Included in her images that span 38 years of Manhattan’s shoreline are dancers and gymnasts, musicians, contemplators, dog walkers and, more recently, baby strollers and children’s fun in the sprinklers at new playgrounds in the Hudson River Park.

Seccombe’s book “Lost Waterfront, The Decline and Rebirth of Manhattan’s Western Shore,” published in 2008, features 68 black-and-white and color photographs from her years documenting life at the water’s edge.

The Lilac show will also include some of her photography of distant U.S. waterways.

Seccombe began photographing the waterfront after she came home from her teaching job to find the neighborhood full of smoke from a tremendous fire on Pier 50 at Bethune St. and the West Side Highway.
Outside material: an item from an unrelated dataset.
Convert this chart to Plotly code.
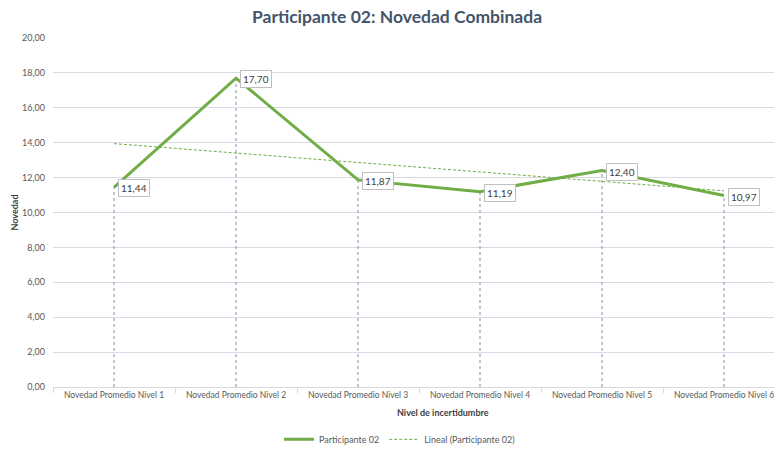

Taking photos by leaning out a neighbor’s sixth-floor window, she later realized she used the wrong film stock — indoor film; all the images were bluish.

“But, I learned,” she said.

“That fire marks the beginning of my intense interest in photographing the waterfront and, in fact, that fire resulted in the pier collapsing and being removed,” she said. “Nobody remembers Pier 50, but I have the pictures that prove it existed.”

After returning home from teaching music, she would go out with her camera and hang out on Pier 49, especially in the summer.

“People would go to watch the sunset. There was a nice breeze, and I became aware of the movements of the tugboats, shifting around the scows to form tows,” she recalled.

The main commercial activity then was the shipping of trap rock — gravel for construction.

Her photos started piling up, and decades later, Seccombe realized she had a body of work. In the interim she had left music for a career in photography.

In 2004 when Friends of Hudson River Park searched for photographs of the old waterfront, she supplied them. In 2006, for a year, her photographs were on exhibit at the South Street Seaport Museum. Her ongoing collaboration with the Friends resulted in the publication of “Lost Waterfront.”

The Lilac was built to carry supplies to lighthouses and served the U.S. Coast Guard until 1972. Never converted from steam to diesel, she was one of the last working steam-powered ships in the Coast Guard’s fleet when she was decommissioned.

Mary Habstritt, vice president of the Lilac Preservation Project, said their goal goes beyond the boat itself — as she put it: “To not just restore the ship, but have educational programs related to maritime history.”

The Lilac is the first of the three historic ships to take up residence on Pier 25. Set to join it are the 1907 tug Pegasus and the pre-Civil War replica Clipper City, built in 1983, an “extreme clipper,” a cargo ship designed for speed.

The Lilac is open to the public Wednesdays, Fridays and Saturdays, from noon to 5 p.m., through July. Seccombe’s “Waterways” exhibit will run through Fri., July 29, when there will be a closing reception from 5:30 p.m. to 7:30 p.m. during the Historic Ship Festival.